===== RECORDS FOR THIS EXERCISE
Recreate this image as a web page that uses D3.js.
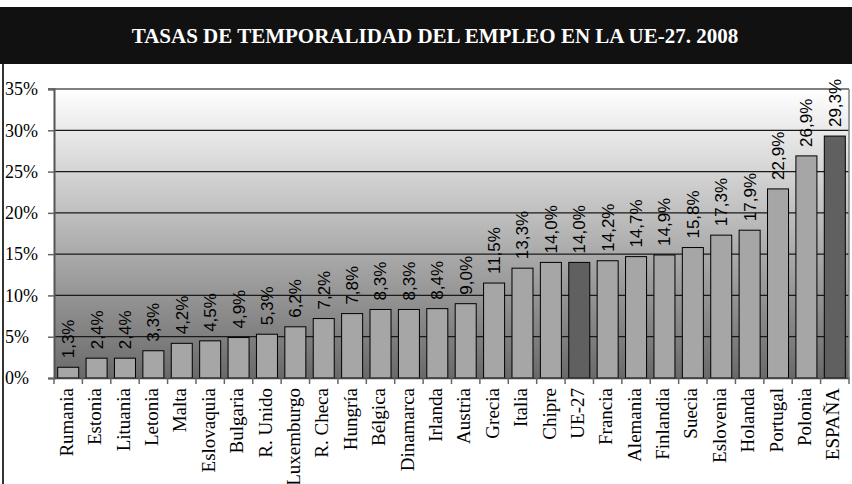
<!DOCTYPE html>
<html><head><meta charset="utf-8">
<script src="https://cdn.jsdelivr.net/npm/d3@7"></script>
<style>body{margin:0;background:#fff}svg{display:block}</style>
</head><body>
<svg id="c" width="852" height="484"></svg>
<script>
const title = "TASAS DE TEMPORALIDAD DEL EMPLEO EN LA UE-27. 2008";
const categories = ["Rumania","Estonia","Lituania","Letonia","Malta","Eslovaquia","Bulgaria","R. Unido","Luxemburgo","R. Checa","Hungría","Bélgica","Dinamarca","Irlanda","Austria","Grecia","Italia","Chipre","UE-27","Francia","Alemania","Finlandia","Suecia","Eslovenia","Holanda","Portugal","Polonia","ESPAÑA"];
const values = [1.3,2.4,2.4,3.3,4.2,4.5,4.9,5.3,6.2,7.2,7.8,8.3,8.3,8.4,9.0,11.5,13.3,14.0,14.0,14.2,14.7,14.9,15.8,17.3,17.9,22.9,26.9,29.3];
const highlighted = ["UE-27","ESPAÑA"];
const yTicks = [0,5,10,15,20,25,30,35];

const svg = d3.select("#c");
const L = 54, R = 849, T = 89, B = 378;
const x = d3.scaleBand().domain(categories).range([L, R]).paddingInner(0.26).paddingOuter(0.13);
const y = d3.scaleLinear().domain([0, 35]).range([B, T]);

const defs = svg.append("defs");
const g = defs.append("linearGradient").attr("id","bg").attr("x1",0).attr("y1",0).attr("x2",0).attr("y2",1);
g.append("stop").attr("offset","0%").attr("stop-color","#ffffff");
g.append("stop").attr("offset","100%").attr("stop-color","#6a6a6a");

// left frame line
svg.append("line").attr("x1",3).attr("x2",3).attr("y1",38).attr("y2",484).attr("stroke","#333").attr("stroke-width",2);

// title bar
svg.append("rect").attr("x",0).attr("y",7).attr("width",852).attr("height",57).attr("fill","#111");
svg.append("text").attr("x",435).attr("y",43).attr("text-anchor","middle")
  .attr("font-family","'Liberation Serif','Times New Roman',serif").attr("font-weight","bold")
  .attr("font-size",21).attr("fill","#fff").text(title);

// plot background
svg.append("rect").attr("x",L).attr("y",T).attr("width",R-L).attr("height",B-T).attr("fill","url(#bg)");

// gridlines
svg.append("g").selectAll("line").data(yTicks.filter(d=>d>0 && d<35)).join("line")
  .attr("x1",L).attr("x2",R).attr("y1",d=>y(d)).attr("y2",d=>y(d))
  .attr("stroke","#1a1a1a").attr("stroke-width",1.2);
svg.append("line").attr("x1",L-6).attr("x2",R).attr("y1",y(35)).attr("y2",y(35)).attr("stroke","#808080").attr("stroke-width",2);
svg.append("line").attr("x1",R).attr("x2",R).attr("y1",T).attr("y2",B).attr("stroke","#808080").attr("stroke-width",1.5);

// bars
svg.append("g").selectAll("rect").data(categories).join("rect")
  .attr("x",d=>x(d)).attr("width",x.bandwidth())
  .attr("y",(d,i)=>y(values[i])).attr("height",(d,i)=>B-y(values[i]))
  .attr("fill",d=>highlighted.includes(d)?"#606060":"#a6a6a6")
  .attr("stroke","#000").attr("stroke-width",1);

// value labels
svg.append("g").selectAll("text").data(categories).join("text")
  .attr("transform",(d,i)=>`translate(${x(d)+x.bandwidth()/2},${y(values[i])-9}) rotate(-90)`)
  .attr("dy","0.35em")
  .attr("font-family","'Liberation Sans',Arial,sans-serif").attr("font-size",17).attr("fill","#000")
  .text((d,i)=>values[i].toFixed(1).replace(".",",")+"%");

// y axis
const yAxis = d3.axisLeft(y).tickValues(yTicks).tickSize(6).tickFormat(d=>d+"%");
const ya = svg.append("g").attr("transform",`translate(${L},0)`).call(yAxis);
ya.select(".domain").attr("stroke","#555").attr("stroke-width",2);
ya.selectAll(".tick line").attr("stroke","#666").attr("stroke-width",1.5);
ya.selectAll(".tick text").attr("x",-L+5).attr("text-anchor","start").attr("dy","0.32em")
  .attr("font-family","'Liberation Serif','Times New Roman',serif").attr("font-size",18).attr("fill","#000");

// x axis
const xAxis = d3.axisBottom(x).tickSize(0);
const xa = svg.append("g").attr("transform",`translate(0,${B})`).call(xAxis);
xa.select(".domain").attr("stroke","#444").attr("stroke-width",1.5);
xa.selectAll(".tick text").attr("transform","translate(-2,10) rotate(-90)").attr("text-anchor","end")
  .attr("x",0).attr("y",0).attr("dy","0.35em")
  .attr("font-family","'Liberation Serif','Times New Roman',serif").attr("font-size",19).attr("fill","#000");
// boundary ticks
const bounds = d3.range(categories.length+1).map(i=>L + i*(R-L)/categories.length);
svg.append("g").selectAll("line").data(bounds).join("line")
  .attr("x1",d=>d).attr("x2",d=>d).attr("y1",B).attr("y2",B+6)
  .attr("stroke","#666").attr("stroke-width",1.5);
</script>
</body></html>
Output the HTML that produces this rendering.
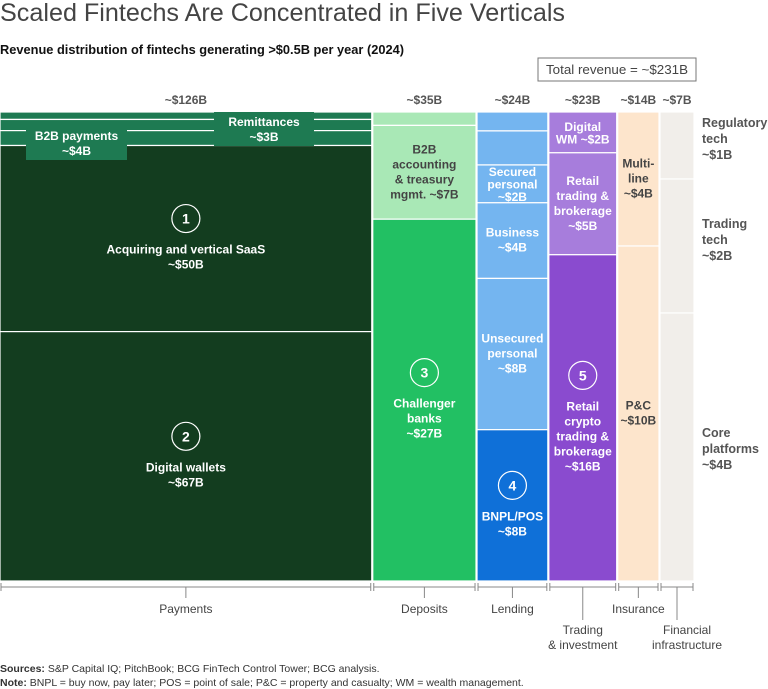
==========
**WHAT TO DO**. Print all of the entries word for word. Omit the pictures they contain.

**ANSWER FOR THE TASK**.
Recreate this image as a web page that uses D3.js.
<!DOCTYPE html>
<html><head><meta charset="utf-8">
<script src="https://cdn.jsdelivr.net/npm/d3@7"></script>
<style>body{margin:0;background:#fff}svg{display:block}</style>
</head><body>
<svg id="c" width="852" height="484"></svg>
<script>
const title = "TASAS DE TEMPORALIDAD DEL EMPLEO EN LA UE-27. 2008";
const categories = ["Rumania","Estonia","Lituania","Letonia","Malta","Eslovaquia","Bulgaria","R. Unido","Luxemburgo","R. Checa","Hungría","Bélgica","Dinamarca","Irlanda","Austria","Grecia","Italia","Chipre","UE-27","Francia","Alemania","Finlandia","Suecia","Eslovenia","Holanda","Portugal","Polonia","ESPAÑA"];
const values = [1.3,2.4,2.4,3.3,4.2,4.5,4.9,5.3,6.2,7.2,7.8,8.3,8.3,8.4,9.0,11.5,13.3,14.0,14.0,14.2,14.7,14.9,15.8,17.3,17.9,22.9,26.9,29.3];
const highlighted = ["UE-27","ESPAÑA"];
const yTicks = [0,5,10,15,20,25,30,35];

const svg = d3.select("#c");
const L = 54, R = 849, T = 89, B = 378;
const x = d3.scaleBand().domain(categories).range([L, R]).paddingInner(0.26).paddingOuter(0.13);
const y = d3.scaleLinear().domain([0, 35]).range([B, T]);

const defs = svg.append("defs");
const g = defs.append("linearGradient").attr("id","bg").attr("x1",0).attr("y1",0).attr("x2",0).attr("y2",1);
g.append("stop").attr("offset","0%").attr("stop-color","#ffffff");
g.append("stop").attr("offset","100%").attr("stop-color","#6a6a6a");

// left frame line
svg.append("line").attr("x1",3).attr("x2",3).attr("y1",38).attr("y2",484).attr("stroke","#333").attr("stroke-width",2);

// title bar
svg.append("rect").attr("x",0).attr("y",7).attr("width",852).attr("height",57).attr("fill","#111");
svg.append("text").attr("x",435).attr("y",43).attr("text-anchor","middle")
  .attr("font-family","'Liberation Serif','Times New Roman',serif").attr("font-weight","bold")
  .attr("font-size",21).attr("fill","#fff").text(title);

// plot background
svg.append("rect").attr("x",L).attr("y",T).attr("width",R-L).attr("height",B-T).attr("fill","url(#bg)");

// gridlines
svg.append("g").selectAll("line").data(yTicks.filter(d=>d>0 && d<35)).join("line")
  .attr("x1",L).attr("x2",R).attr("y1",d=>y(d)).attr("y2",d=>y(d))
  .attr("stroke","#1a1a1a").attr("stroke-width",1.2);
svg.append("line").attr("x1",L-6).attr("x2",R).attr("y1",y(35)).attr("y2",y(35)).attr("stroke","#808080").attr("stroke-width",2);
svg.append("line").attr("x1",R).attr("x2",R).attr("y1",T).attr("y2",B).attr("stroke","#808080").attr("stroke-width",1.5);

// bars
svg.append("g").selectAll("rect").data(categories).join("rect")
  .attr("x",d=>x(d)).attr("width",x.bandwidth())
  .attr("y",(d,i)=>y(values[i])).attr("height",(d,i)=>B-y(values[i]))
  .attr("fill",d=>highlighted.includes(d)?"#606060":"#a6a6a6")
  .attr("stroke","#000").attr("stroke-width",1);

// value labels
svg.append("g").selectAll("text").data(categories).join("text")
  .attr("transform",(d,i)=>`translate(${x(d)+x.bandwidth()/2},${y(values[i])-9}) rotate(-90)`)
  .attr("dy","0.35em")
  .attr("font-family","'Liberation Sans',Arial,sans-serif").attr("font-size",17).attr("fill","#000")
  .text((d,i)=>values[i].toFixed(1).replace(".",",")+"%");

// y axis
const yAxis = d3.axisLeft(y).tickValues(yTicks).tickSize(6).tickFormat(d=>d+"%");
const ya = svg.append("g").attr("transform",`translate(${L},0)`).call(yAxis);
ya.select(".domain").attr("stroke","#555").attr("stroke-width",2);
ya.selectAll(".tick line").attr("stroke","#666").attr("stroke-width",1.5);
ya.selectAll(".tick text").attr("x",-L+5).attr("text-anchor","start").attr("dy","0.32em")
  .attr("font-family","'Liberation Serif','Times New Roman',serif").attr("font-size",18).attr("fill","#000");

// x axis
const xAxis = d3.axisBottom(x).tickSize(0);
const xa = svg.append("g").attr("transform",`translate(0,${B})`).call(xAxis);
xa.select(".domain").attr("stroke","#444").attr("stroke-width",1.5);
xa.selectAll(".tick text").attr("transform","translate(-2,10) rotate(-90)").attr("text-anchor","end")
  .attr("x",0).attr("y",0).attr("dy","0.35em")
  .attr("font-family","'Liberation Serif','Times New Roman',serif").attr("font-size",19).attr("fill","#000");
// boundary ticks
const bounds = d3.range(categories.length+1).map(i=>L + i*(R-L)/categories.length);
svg.append("g").selectAll("line").data(bounds).join("line")
  .attr("x1",d=>d).attr("x2",d=>d).attr("y1",B).attr("y2",B+6)
  .attr("stroke","#666").attr("stroke-width",1.5);
</script>
</body></html>
Output the HTML that produces this rendering.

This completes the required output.